Ya en Piray, mucho después, el mismo hombre que la dejó ir cayó enfermo por un derrame cerebral que le dejó la mitad del cuerpo inválido, y Ña Pau volvió de Buenos Aires para cuidarlo con gran dedicación por más de 20 años hasta su muerte: quizás el ejemplo de perdón más grande que yo haya conocido en mi vida.
Hoy la casa de mi abuela ya no es donde actualmente Demetrio y Cristina tienen su despensa, ella hace mucho se mudó casi en frente de la casa de mis padres, sobre la calle Chacabuco del barrio San Martín, en donde falleció el abuelo.
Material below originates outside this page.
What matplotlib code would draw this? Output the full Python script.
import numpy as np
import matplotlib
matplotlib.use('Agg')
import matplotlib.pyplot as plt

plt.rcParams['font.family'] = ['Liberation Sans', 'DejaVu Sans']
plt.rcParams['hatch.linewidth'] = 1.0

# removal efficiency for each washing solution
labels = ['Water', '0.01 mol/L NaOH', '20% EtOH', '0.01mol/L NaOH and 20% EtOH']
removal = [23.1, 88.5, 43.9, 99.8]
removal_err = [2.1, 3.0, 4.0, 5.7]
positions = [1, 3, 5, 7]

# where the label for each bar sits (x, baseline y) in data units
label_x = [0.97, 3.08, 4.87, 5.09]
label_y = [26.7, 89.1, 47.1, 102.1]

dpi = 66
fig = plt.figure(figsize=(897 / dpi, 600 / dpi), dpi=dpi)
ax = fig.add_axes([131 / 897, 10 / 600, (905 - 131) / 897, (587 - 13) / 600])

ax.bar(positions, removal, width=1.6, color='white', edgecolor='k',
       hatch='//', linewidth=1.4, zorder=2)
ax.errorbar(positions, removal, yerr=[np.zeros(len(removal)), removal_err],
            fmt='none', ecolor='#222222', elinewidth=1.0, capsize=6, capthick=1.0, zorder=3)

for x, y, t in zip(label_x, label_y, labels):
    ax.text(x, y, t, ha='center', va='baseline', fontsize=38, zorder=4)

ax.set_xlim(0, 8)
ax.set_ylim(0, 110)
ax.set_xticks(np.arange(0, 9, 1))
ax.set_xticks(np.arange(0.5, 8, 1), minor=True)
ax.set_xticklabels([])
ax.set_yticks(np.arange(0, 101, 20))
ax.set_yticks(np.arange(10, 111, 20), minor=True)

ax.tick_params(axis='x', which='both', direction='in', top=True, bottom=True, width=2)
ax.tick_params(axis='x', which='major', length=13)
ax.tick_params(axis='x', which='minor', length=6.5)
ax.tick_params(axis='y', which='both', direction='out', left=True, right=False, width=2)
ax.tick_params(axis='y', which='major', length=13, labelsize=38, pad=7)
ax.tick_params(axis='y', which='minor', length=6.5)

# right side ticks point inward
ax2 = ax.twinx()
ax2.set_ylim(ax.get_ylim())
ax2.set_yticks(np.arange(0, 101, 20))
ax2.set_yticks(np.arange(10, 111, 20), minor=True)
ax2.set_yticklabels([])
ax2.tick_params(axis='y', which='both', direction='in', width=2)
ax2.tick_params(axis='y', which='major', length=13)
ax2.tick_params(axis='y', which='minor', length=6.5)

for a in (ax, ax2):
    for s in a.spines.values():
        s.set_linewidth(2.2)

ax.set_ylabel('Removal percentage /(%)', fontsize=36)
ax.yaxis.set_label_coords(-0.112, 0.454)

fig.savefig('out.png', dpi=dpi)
En esta casa, al igual que en la anterior, Ña Pau hizo una huerta que cuidó por mucho tiempo, picó leña, acarreó agua, arregló la casa, puso baño instalado, y todos los días recibía gente “projimo’ de Dio’ que hay que ayuda’”, como paraguayas vendedoras de productos naturales, que aprendí a respetar al reconocer en ellas la fuerza de mi abuela para levantarse a la madrugada en cualquier época del año, cruzar el Paraná en canoa, subir los barrancos del río cargadas de bolsas que ningún hombre puede soportar cargar por una cuadra, y caminar el día completo con ellas prefiriendo vender y no robar.
Así le cayó el siglo encima a Ña Pau, con “ese vilagra que le tiene todo hakú a lo’ hombre’ por ahí”, la tele que “solo reví desnudo mue’tra ahora” y la gurisada que anda “tekore’i endrogándose para no trabajá”.
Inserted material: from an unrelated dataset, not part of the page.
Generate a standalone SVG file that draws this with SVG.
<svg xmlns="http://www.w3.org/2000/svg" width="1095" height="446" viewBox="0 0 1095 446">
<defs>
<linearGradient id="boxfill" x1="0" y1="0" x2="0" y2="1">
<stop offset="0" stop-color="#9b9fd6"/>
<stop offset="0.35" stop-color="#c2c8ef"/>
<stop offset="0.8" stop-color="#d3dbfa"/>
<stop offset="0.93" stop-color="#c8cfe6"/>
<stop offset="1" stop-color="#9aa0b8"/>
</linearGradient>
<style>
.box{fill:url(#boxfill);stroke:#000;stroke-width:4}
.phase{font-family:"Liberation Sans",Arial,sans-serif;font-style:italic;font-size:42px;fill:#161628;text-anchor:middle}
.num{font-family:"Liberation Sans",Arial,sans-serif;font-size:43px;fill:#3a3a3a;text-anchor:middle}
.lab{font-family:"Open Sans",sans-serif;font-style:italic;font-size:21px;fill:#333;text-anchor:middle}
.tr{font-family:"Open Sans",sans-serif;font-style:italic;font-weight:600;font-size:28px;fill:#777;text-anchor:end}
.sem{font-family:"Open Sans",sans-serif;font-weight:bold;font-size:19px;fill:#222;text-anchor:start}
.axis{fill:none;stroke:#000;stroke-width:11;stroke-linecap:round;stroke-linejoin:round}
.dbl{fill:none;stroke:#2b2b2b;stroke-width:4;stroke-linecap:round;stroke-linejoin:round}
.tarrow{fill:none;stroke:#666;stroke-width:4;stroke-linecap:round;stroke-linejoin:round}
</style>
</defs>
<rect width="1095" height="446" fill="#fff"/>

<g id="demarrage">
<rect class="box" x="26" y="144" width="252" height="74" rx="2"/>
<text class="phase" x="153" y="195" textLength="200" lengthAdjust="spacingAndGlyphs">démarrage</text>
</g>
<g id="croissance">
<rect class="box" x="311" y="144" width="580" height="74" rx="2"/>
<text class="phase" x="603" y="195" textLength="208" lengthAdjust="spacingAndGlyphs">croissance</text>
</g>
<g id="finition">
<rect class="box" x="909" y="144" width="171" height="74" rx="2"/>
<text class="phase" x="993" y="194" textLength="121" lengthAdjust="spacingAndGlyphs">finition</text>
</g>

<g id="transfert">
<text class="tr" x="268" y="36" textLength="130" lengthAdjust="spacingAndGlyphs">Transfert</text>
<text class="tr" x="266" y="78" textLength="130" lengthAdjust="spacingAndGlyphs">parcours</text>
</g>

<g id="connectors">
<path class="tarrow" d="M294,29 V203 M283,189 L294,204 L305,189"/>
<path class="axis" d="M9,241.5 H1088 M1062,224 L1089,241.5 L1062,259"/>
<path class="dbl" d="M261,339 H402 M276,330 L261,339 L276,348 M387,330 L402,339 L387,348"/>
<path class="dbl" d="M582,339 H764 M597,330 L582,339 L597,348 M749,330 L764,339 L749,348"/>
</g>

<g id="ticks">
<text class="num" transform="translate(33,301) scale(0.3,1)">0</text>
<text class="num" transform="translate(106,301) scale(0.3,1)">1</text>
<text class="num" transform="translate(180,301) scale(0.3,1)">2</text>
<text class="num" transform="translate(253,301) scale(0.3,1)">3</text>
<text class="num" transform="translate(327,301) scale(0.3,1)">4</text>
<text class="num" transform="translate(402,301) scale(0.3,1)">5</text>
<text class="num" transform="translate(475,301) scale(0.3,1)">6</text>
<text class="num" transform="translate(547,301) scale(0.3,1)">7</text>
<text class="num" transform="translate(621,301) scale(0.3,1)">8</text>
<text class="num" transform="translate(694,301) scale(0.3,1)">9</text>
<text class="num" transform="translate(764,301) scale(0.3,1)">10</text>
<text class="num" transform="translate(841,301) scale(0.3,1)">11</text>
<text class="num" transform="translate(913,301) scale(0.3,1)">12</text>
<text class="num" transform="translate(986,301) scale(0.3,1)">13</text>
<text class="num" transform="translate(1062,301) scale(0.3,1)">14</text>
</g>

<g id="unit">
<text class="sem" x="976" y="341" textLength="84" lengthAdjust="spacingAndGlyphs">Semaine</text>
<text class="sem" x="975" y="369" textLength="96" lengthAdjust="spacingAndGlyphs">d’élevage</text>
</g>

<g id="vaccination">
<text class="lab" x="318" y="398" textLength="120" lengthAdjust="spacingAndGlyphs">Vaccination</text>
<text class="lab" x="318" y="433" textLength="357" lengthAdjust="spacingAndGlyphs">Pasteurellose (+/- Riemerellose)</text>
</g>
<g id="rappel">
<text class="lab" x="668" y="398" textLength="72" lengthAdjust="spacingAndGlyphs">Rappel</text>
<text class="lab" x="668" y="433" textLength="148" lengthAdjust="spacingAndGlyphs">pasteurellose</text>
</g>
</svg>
Y sí, abuela, lamentablemente nosotros tenemos que seguir viviendo con todo eso encima. Afortunadamente, el Señor ya te está dando el descanso que merecés, ausentando tu mente de tanta porquería. Pero jamás se borrará de nuestras mentes tu vida, igual que las de tantas aguerridas misioneras, que han logrado criar a siete hijos, atender a un marido minusválido, ayudar a decenas de nietos, y asistir a infinidad de personas, sin saber qué es la inflación, ni qué partido político profesa el gobierno de turno, ni qué es el turismo, y ni siquiera Internet en donde tu nieto escribe “pavada no ma’ seguro” tratando de regalarte un insignificante homenaje.